Du schreibst, dass du einmal 30 km gelaufen bist, also auf einen Marathon hin trainiert hast. Dann war aber Schluss damit. Weshalb erschließt sich mir aus deinem Text nicht, du schreibst lediglich was von deiner Gesundheit, die du nicht gefährden wolltest. Es dürfte dir klar sein, dass du mehrere solcher so genannten „langen Läufe“ um die 30 km absolvieren musst, vor einem Marathonstart. Und zwar von Woche zu Woche je einen. Dass du dich nach dem Training nicht immer „gut“ gefühlt hast, liegt in der Natur der Sache. Lass mich dir versichern, dass ich mich nach jedem langen Lauf total ausgelutscht und dem Ende nahe fühle. Das ist bei mir (und vielen anderen) einfach so und damit lebe ich. Und ich lebe übrigens immer noch! Und irgendwie Spaß gemacht hat es auch meist. Wenn es das nicht tut, dann sollte man den Quatsch sein lassen! Wie weit man das treiben kann, siehst du an mir. Ich habe die Marathonmarke nicht nur mehr als 300 Mal überlaufen, ich ging mehrmals sogar sehr weit darüber hinaus. Meine weiteste Strecke belief sich auf 246 km in knapp 35 Stunden. Das geht, das tötet einen nicht, macht einen nicht krank und verletzt einen auch nicht. Wenn man sich kompetent darauf vorbereitet!

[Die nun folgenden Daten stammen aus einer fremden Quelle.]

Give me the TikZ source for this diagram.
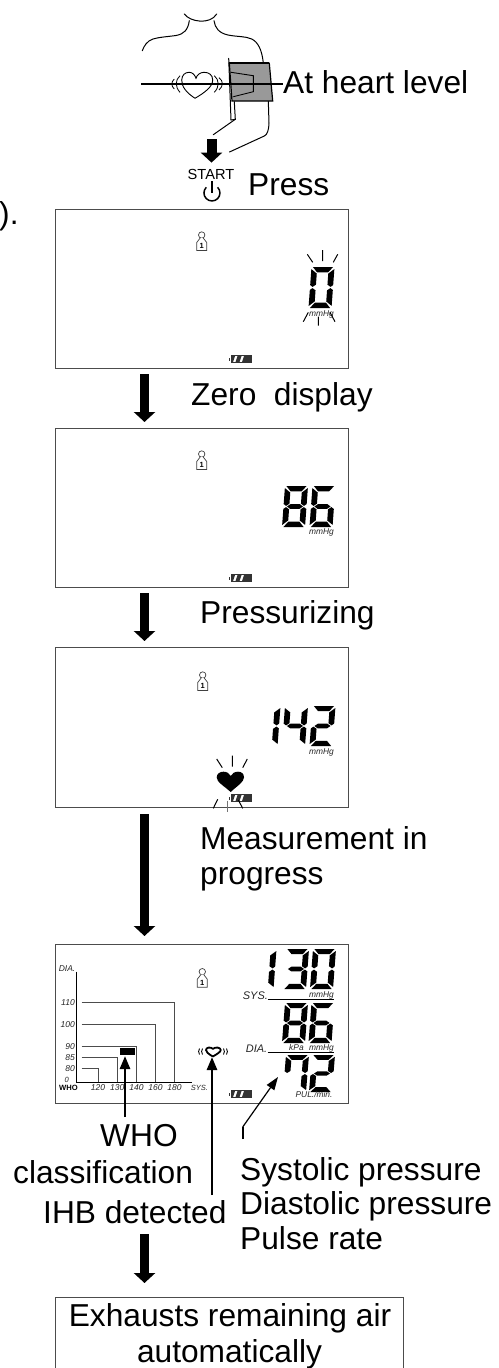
\documentclass[tikz,border=0pt]{standalone}
\usepackage{fontspec}
\setmainfont{Liberation Sans}
\usetikzlibrary{arrows.meta}
\definecolor{framegray}{gray}{0.3}
\definecolor{cuffgray}{gray}{0.6}
\tikzset{
  big/.style={font=\fontsize{31.7}{35}\selectfont,inner sep=0pt,anchor=base west},
  small/.style={font=\fontsize{#1}{#1}\selectfont\itshape,inner sep=0pt,text=black!85},
  panel/.style={draw=framegray,line width=1.1pt,fill=white,minimum width=293pt,minimum height=159pt,anchor=north west,inner sep=0pt},
  bigarrow/.style={line width=9pt,-{Triangle[width=21pt,length=10pt]}},
  thinarrow/.style={line width=2.6pt,-{Triangle[width=10pt,length=13pt]}},
  body/.style={line width=1pt,line cap=round},
  tick/.style={line width=1pt},
  chartline/.style={line width=.8pt,draw=black!70},
}
\newcommand\sega{(.06,1)--(.94,1)--(.74,.87)--(.26,.87)--cycle}
\newcommand\segb{(1,.95)--(.75,.84)--(.75,.57)--(.89,.515)--(1,.56)--cycle}
\newcommand\segc{(1,.05)--(.75,.16)--(.75,.43)--(.89,.485)--(1,.44)--cycle}
\newcommand\segd{(.06,0)--(.94,0)--(.74,.13)--(.26,.13)--cycle}
\newcommand\sege{(0,.05)--(.25,.16)--(.25,.43)--(.11,.485)--(0,.44)--cycle}
\newcommand\segf{(0,.95)--(.25,.84)--(.25,.57)--(.11,.515)--(0,.56)--cycle}
\newcommand\segg{(.15,.5)--(.3,.56)--(.7,.56)--(.85,.5)--(.7,.44)--(.3,.44)--cycle}
% x, bottom y, height, segments
\newcommand\lcddigit[4]{\begin{scope}[shift={(#1,#2)},x={(23pt,0pt)},y={(3pt,#3pt)}]
  \foreach \sg in {#4}{\fill[black] \csname seg\sg\endcsname;}
\end{scope}}
% centre x, head y
\newcommand\personicon[2]{\begin{scope}[shift={(#1,#2)}]
  \draw[line width=.7pt,black!75] (0,0) circle (3.2pt);
  \draw[line width=.7pt,black!75,fill=white] (-1.5,3) -- (-5,7.5) -- (-5,15.5) -- (5,15.5) -- (5,7.5) -- (1.5,3);
  \node[inner sep=0pt,font=\fontsize{7.5}{8}\selectfont\bfseries] (icon#2) at (0,11.2) {1};
\end{scope}}
% left x, top y
\newcommand\batteryicon[2]{\begin{scope}[shift={(#1,#2)}]
  \fill[black!80] (0,2.5) rectangle (1.8,5.5);
  \draw[black!80,line width=.8pt,fill=white] (2.5,.5) rectangle (23,7.5);
  \fill[black!80] (3,1) -- (6.5,1) -- (4.5,7) -- (3,7) -- cycle;
  \fill[black!80] (9,1) -- (13,1) -- (11,7) -- (7,7) -- cycle;
  \fill[black!80] (15.5,1) -- (23,1) -- (23,7) -- (13.5,7) -- cycle;
\end{scope}}
\begin{document}
\begin{tikzpicture}[x=1pt,y=-1pt]
\path[use as bounding box,clip] (0,0) rectangle (498,1368);
\fill[white] (0,0) rectangle (498,1368);
\coordinate (ax) at (144.5,0);
% body
\draw[body] (184.3,14) .. controls (190,22) and (210,25) .. (216.7,14);
\draw[body] (189.3,20.7) .. controls (188,30) and (184,34) .. (176,35.5) .. controls (165,37) and (160,37) .. (153,39) .. controls (147,41) and (144,46) .. (142.3,50.7);
\draw[body] (214,20.7) .. controls (215,28) and (219,33) .. (228,35) .. controls (238,37) and (245,36) .. (251.7,39) .. controls (258,42) and (262,50) .. (263.3,63);
\draw[body] (268.3,101) -- (269,123) .. controls (269,130) and (267,135) .. (264.3,136) -- (229.5,152);
\draw[body] (228.7,58.3) -- (231,120);
\draw[body] (234.3,101.7) -- (235.3,119.3) -- (213.3,134.7);
\draw[body] (231,120) -- (235.3,119.3);
% cuff
\draw[fill=cuffgray,line width=1.2pt] (229.3,63.3) -- (269.3,63.3) -- (272.7,101) -- (232,101) -- cycle;
\draw[line width=1.8pt] (229.3,63.3) -- (269.3,63.3);
\draw[line width=.9pt] (231,72.3) -- (253.3,75.7) -- (253.3,91.7) -- (233.3,96.7);
% heart
\draw[line width=.9pt] (195,98.3) .. controls (187,93) and (181.5,87) .. (181.7,80) .. controls (182,75) and (185,72.3) .. (189.3,72.3) .. controls (192.5,72.3) and (195,75) .. (196,78.3) .. controls (197,75) and (200,72.3) .. (204,72.3) .. controls (209,72.3) and (212.7,75) .. (212.7,80) .. controls (212.7,87) and (204,93) .. (195,98.3);
\draw[line width=.8pt] (180,75.7) .. controls (175,80) and (175,87) .. (180,92.3);
\draw[line width=.8pt] (174.3,79) .. controls (171,82) and (171,86) .. (174.3,89);
\draw[line width=.8pt] (214.3,75.7) .. controls (219.5,80) and (219.5,87) .. (214.3,92.3);
\draw[line width=.8pt] (219,77.7) .. controls (223.5,81) and (223.5,86) .. (219,90);
% level line and labels
\node[big] (level) at (283,93) {At heart level};
\coordinate (levelstart) at (141,84);
\draw[line width=1.9pt] (levelstart) -- (levelstart -| level.west);
\coordinate (startarrowtop) at (211.5,139);
\node[inner sep=0pt,anchor=base,font=\fontsize{14.6}{15}\selectfont] (start) at (211,179) {START};
\draw[line width=10pt,-{Triangle[width=21pt,length=10pt]},shorten >=6pt] (startarrowtop) -- (startarrowtop |- start.north);
\draw[line width=1.5pt] (206.3,187.3) arc[start angle=135,end angle=405,radius=8pt];
\draw[line width=1.5pt] (212,181) -- (212,192.5);
\node[big] (press) at (248,195) {Press};
\node[big] at (-1,224) (stray) {).};
% panels
\node[panel] (p1) at (55,209) {};
\node[panel] (p2) at (55,428) {};
\node[panel,minimum height=160pt] (p3) at (55,647) {};
\node[panel] (p4) at (55,944) {};
% panel 1
\personicon{201.7}{235}
\lcddigit{308.5}{308}{41}{a,b,c,d,e,f}
\node[small=8.4,anchor=base east] (u1) at (334,316.7) {mmHg};
\draw[tick] (307.3,254.3) -- (312.7,262.3) (322.7,250) -- (322.7,261) (337.7,254.3) -- (333.3,262.3);
\draw[tick] (303.3,321.7) -- (308.3,312.3) (318.3,316.7) -- (318.3,325.7) (335,321.7) -- (330,312.3);
\batteryicon{228.5}{355}
% panel 2
\personicon{201.7}{454}
\lcddigit{282}{527}{41}{a,b,c,d,e,f,g}
\lcddigit{309.5}{527}{41}{a,c,d,e,f,g}
\node[small=8.4,anchor=base east] (u2) at (334,534.5) {mmHg};
\batteryicon{228.5}{574}
% panel 3
\personicon{202.7}{675}
\lcddigit{254.5}{746}{40}{b,c}
\lcddigit{282}{746}{40}{b,c,f,g}
\lcddigit{309.5}{746}{40}{a,b,d,e,g}
\node[small=8.4,anchor=base east] (u3) at (334,754) {mmHg};
\draw[tick] (216.7,759) -- (222.3,767.7) (232.3,755.7) -- (232.3,766.7) (247.3,759) -- (242.7,767.7);
\fill (230.7,792) .. controls (224,786) and (216.7,782) .. (216.7,777.5) .. controls (216.7,773.5) and (220,771.7) .. (223.5,771.7) .. controls (227,771.7) and (229.5,773.5) .. (230.7,776) .. controls (232,773.5) and (234.5,771.7) .. (238,771.7) .. controls (241.5,771.7) and (244,773.5) .. (244,777.5) .. controls (244,782) and (237,786) .. (230.7,792) -- cycle;
\batteryicon{228.5}{794}
\draw[tick] (217.7,799.3) -- (213.3,808.3) (238.3,800) -- (242.7,808.3);
\draw[line width=1.1pt,black!55] (227.7,800.7) -- (227.7,811.7);
% panel 4
\personicon{202.3}{971.7}
\lcddigit{250.5}{989}{40}{b,c}
\lcddigit{283}{989}{40}{a,b,c,d,g}
\lcddigit{310}{989}{40}{a,b,c,d,e,f}
\lcddigit{282}{1043}{40}{a,b,c,d,e,f,g}
\lcddigit{308.5}{1043}{40}{a,c,d,e,f,g}
\lcddigit{283}{1092}{37}{a,b,c,f}
\lcddigit{309}{1092}{37}{a,b,d,e,g}
\draw[line width=.9pt] (267.7,999.3) -- (334,999.3) (267.7,1052.3) -- (334,1052.3);
\node[small=11,anchor=base west] (sys) at (242.7,999) {SYS.};
\node[small=11,anchor=base west] (dia) at (245.7,1052) {DIA.};
\node[small=8.4,anchor=base east] (u4) at (334,997.5) {mmHg};
\node[small=8.4,anchor=base east] (u5) at (334,1050.5) {mmHg};
\node[small=8.4,anchor=base west] (kpa) at (289,1050.5) {kPa};
\node[small=8.4,anchor=base east] (pul) at (332.7,1097) {PUL./min.};
\batteryicon{228.5}{1090}
% chart
\draw[line width=1pt] (76.7,971.7) -- (76.7,1082.3) -- (191.7,1082.3);
\draw[chartline] (81.7,1002.3) -- (174.3,1002.3) -- (174.3,1082);
\draw[chartline] (81.7,1024.3) -- (155.7,1024.3) -- (155.7,1082);
\draw[chartline] (81.7,1046.3) -- (136.3,1046.3) -- (136.3,1082);
\draw[chartline] (81.7,1057.3) -- (117.3,1057.3) -- (117.3,1082);
\draw[chartline] (81.7,1068.3) -- (98.7,1068.3) -- (98.7,1082);
\fill (120,1048) rectangle (135,1054.7);
\node[small=8.5,anchor=base east] (d0) at (75.5,971.7) {DIA.};
\node[small=8.5,anchor=base east] (d1) at (75,1005.7) {110};
\node[small=8.5,anchor=base east] (d2) at (75,1027.7) {100};
\node[small=8.5,anchor=base east] (d3) at (75,1049.7) {90};
\node[small=8.5,anchor=base east] (d4) at (75,1060.7) {85};
\node[small=8.5,anchor=base east] (d5) at (75,1071.7) {80};
\node[small=7.5,anchor=base east] (d6) at (69,1082) {0};
\node[inner sep=0pt,anchor=base west,font=\fontsize{7.6}{8}\selectfont\bfseries] (who) at (59,1090.7) {WHO};
\node[small=8.5,anchor=base] (s1) at (98,1090.7) {120};
\node[small=8.5,anchor=base] (s2) at (117.3,1090.7) {130};
\node[small=8.5,anchor=base] (s3) at (136.5,1090.7) {140};
\node[small=8.5,anchor=base] (s4) at (155.5,1090.7) {160};
\node[small=8.5,anchor=base] (s5) at (174.5,1090.7) {180};
\node[small=7.5,anchor=base west] (s6) at (190.7,1090.7) {SYS.};
% IHB heart
\draw[line width=1.8pt] (212.8,1056.5) .. controls (208,1053.5) and (206,1052) .. (206,1050) .. controls (206,1047.5) and (210.5,1046.5) .. (213,1048.8) .. controls (215.5,1046.5) and (220.7,1047.5) .. (220.7,1050) .. controls (220.7,1052) and (217,1054) .. (212.8,1056.5);
\draw[line width=.9pt] (199.5,1048.5) .. controls (198.3,1050.5) and (198.3,1052.5) .. (199.5,1054.5) (202.5,1048.5) .. controls (201.3,1050.5) and (201.3,1052.5) .. (202.5,1054.5);
\draw[line width=.9pt] (223.5,1048.5) .. controls (224.7,1050.5) and (224.7,1052.5) .. (223.5,1054.5) (226.5,1048.5) .. controls (227.7,1050.5) and (227.7,1052.5) .. (226.5,1054.5);
% texts
\node[big] (whot) at (100,1146) {WHO};
\node[big] (classif) at (13,1183) {classification};
\node[big] (ihb) at (43,1223) {IHB detected};
\node[big] (sy) at (240,1180) {Systolic pressure};
\node[big] (di) at (240,1214) {Diastolic pressure};
\node[big] (pu) at (240,1249) {Pulse rate};
\node[big] (zero) at (191,405) {Zero\ \ display};
\node[big] (press2) at (200,623) {Pressurizing};
\node[big] (meas) at (200,849) {Measurement in};
\node[big] (prog) at (200,884) {progress};
% pointers
\coordinate (whoarrowend) at (125,1117);
\coordinate (whotip) at (125,1056);
\coordinate (ihbend) at (212,1195);
\coordinate (ihbtip) at (212,1057);
\draw[thinarrow] (whoarrowend) -- (whotip);
\draw[thinarrow] (ihbend) -- (ihbtip);
\coordinate (val0) at (242.7,1139);
\coordinate (val1) at (242.7,1127);
\coordinate (valtip) at (278,1077);
\draw[line width=2pt] (val0) -- (val1);
\draw[line width=1.2pt,-{Triangle[width=9pt,length=13pt]}] (val1) -- (valtip);
% bottom box
\node[draw=framegray,line width=1.1pt,fill=none,anchor=north west,minimum width=348pt,minimum height=120pt,inner sep=0pt] (box) at (55,1297) {};
\node[big,anchor=base] (ex1) at (230,1326) {Exhausts remaining air};
\node[big,anchor=base] (ex2) at (229.5,1362) {automatically};
% big arrows
\coordinate (a4s) at (144.5,1234);
\draw[bigarrow,shorten <=5pt,shorten >=6pt] (p1.south -| ax) -- (p2.north -| ax);
\draw[bigarrow,shorten <=5pt,shorten >=6pt] (p2.south -| ax) -- (p3.north -| ax);
\draw[bigarrow,shorten <=6pt,shorten >=8pt] (p3.south -| ax) -- (p4.north -| ax);
\draw[bigarrow,shorten >=14pt] (a4s) -- (box.north -| ax);
\end{tikzpicture}
\end{document}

Du hast dir eine neue Uhr gekauft, denken und fühlen musst du aber trotzdem selbst. Es sollte deine vordringlichste Aufgabe werden dein Laufgefühl zu entwickeln und das ohne Angst vor Überforderung. Und du solltest methodisch möglichst korrekt vorgehen, wenn du dich mit dem Ziel „besser werden“ forderst. Denn so ein Ziel hält einen immer am momentanen Leistungslimit. Man kann sein Limit schon mal ungestraft überschreiten, aber nicht ständig, oder nicht zu oft und zu drastisch, dann gibt es Probleme. Am besten trainierst du nach Plan. Natürlich gibt’s gute und nicht so gute Trainingspläne. Wenn man sich an renommierte Trainingsbücher hält, kann man allerdings nicht viel falsch machen (auch wenn die Anforderungen zwischen den Autoren durchaus variieren). Und – das darf ich mit einiger Sicherheit aufgrund entsprechender Rückmeldungen behaupten – meine Trainingspläne sind soooo schlecht auch nicht.
Lange Rede, die jetzt endet. Ich hoffe, sie hilft und verwirrt nicht zusätzlich. Wie auch immer: Alles Gute für dich!